Here I can laugh at myself as well; every once in a while I catch myself indulging in the old habit.

What people sometimes forget is that an intellectual work takes quite a bit of exercise on the part of the writer, and on the part of the reader too. To clearly articulate a given subject, you have to continuously study it, so as to keep its facts and concepts clearly fixed in your mind. Otherwise it begins to fade, and you have to labor much harder to recollect it, or otherwise piece it together in a haphazard fashion.

Further, your concepts for understanding and articulating a given subject strengthen and become more sophisticated over time.

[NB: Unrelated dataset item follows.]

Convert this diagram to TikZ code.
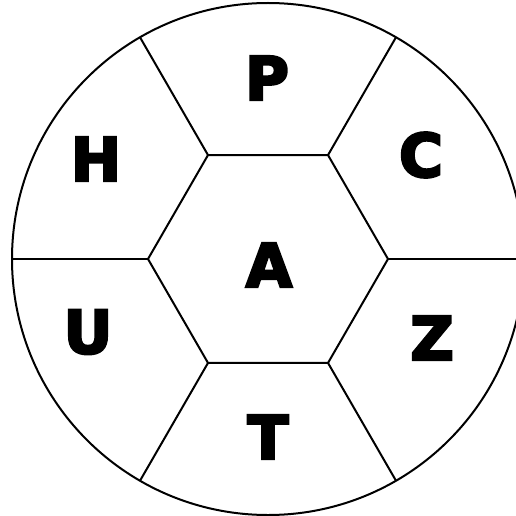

Sometimes you have to leave a subject entirely and strengthen your concepts in another sphere, and then come back later with cleared eyes.

Any written work can be seen as a multidisciplinary feat, with various skills, stylistic tendencies, language pools, knowledge structures, and emotional states working together to produce a coherent work that is produced by a human being with strengths and weaknesses, and an incomplete perception of the universe.  

In the same way, the reader must constantly put the work in to build up concepts of her or his own, so as to better understand what the writer is trying to articulate. And at the same time, one will not magically become the writer and understand everything the writer has to say. One has to settle taking away what one finds worthwhile and resonant. Certainly some works have a greater power and a wider resonance than others, but that is another story.

The Truth (or small-t "truths") does not arrive on a silver platter. Well, usually. But this also does not excuse the writer from doing her or his explanatory chin-ups, to extend the exercising metaphor. The writer needs to reach out to the reader, just as the reader must reach out to the writer. If one cannot clearly articulate what one means to a fair amount of people, one should not be surprised when readers begin putting their books down, shaking their heads, and leaving to try something else.